I'm sure there are slight nuances to each stove that may give minimal differences, but the pellet is the culprit......Basically trash in, trash out.
 
Assuming that you have enough air to provide a complete burn, the only thing that can account for the amount of ash you will get is the amount of nonburnable material in the pellets you are burning.

Or as Werm put it trash in, trash out.

Now the question becomes how do you measure ash, by weight or volume.

It is possible for 1 pound of ash to make a very large pile or a very small pile, depending upon what is in the ash.
 
We have used wood pellets , corn and this year oats as our corn did not dry down. All work well corn most heat then pellets then oats. Oats make the most ash then pellets then corn.
 
The cheaper pellets can have more "DIRT" in them and this accounts for clinkering and other crap.

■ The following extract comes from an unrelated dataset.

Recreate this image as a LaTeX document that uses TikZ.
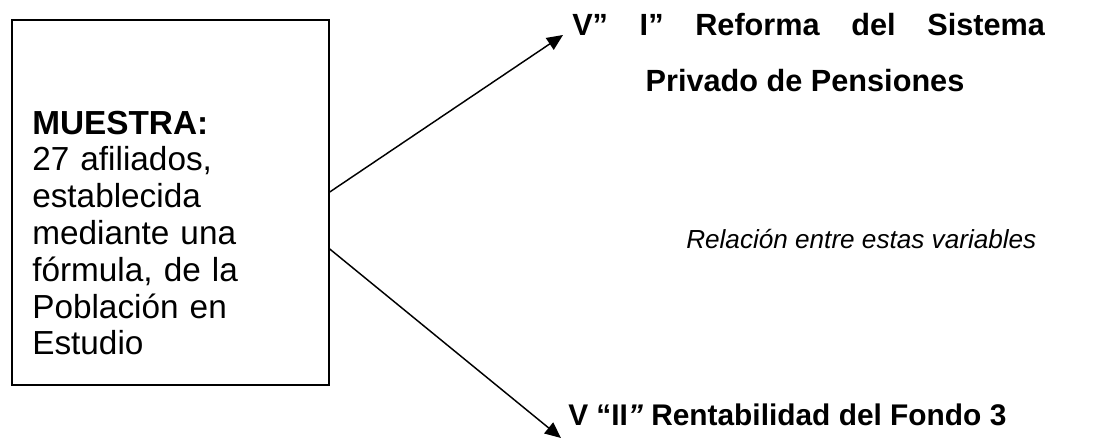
\documentclass[tikz,border=0pt]{standalone}
\usepackage{fontspec}
\setmainfont{Liberation Sans}
\usetikzlibrary{arrows.meta,calc}
\begin{document}
\begin{tikzpicture}[x=0.75pt,y=-0.75pt,
  texto/.style={inner sep=0pt,font=\fontsize{23}{27.6}\selectfont},
  flecha/.style={-{Triangle[length=12pt,width=10.5pt]},line width=1.1pt}]
\useasboundingbox (0,0) rectangle (1102,439);
\node[draw,line width=1.1pt,minimum width=237.75pt,minimum height=273.75pt,inner sep=0pt] (muestra) at (170.5,202.5) {};
\node[texto,anchor=base west,text width=220pt,align=left,font=\fontsize{25}{27.6}\selectfont] (datos) at (32,134)
  {\textbf{MUESTRA:}\\27 afiliados,\\establecida\\mediante una\\fórmula, de la\\Población en\\Estudio};
\node[texto,anchor=base west,text width=354.75pt] (varuno) at (572,35)
  {\textbf{V”\hfill I”\hfill Reforma\hfill del\hfill Sistema}};
\node[texto,anchor=base] (varunob) at (805,91) {\textbf{Privado de Pensiones}};
\node[inner sep=0pt,anchor=base west,font=\fontsize{19.6}{22}\selectfont\itshape] (relacion) at (686,248)
  {Relación entre estas variables};
\node[texto,anchor=base west,font=\fontsize{22.4}{26}\selectfont] (vardos) at (568,425) {\textbf{V “II\textit{”} Rentabilidad del Fondo 3}};
\coordinate (puntauno) at (563,35);
\coordinate (puntados) at (561,438);
%\draw[red] (muestra.east) circle (2);
\draw[flecha] ($(muestra.east)+(0,-10.5)$) -- (puntauno);
\draw[flecha] ($(muestra.east)+(0,46.5)$) -- (puntados);
\end{tikzpicture}
\end{document}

I burn Hazelnut shells and they leave a fair amount more ash than pellets, but are very cheap to heat with and burn hot.

The only real way to go is to get used to the fuel you have and deal with how the stove handles the stuff.

Every stove/Pellet combination is different.


You will get to a point where you find the "SWEEEET SPOT" for your equipment.

Having the opitmum air/fuel ratio will change the burn slightly but the overall ash content is still based on what your feeding the critter.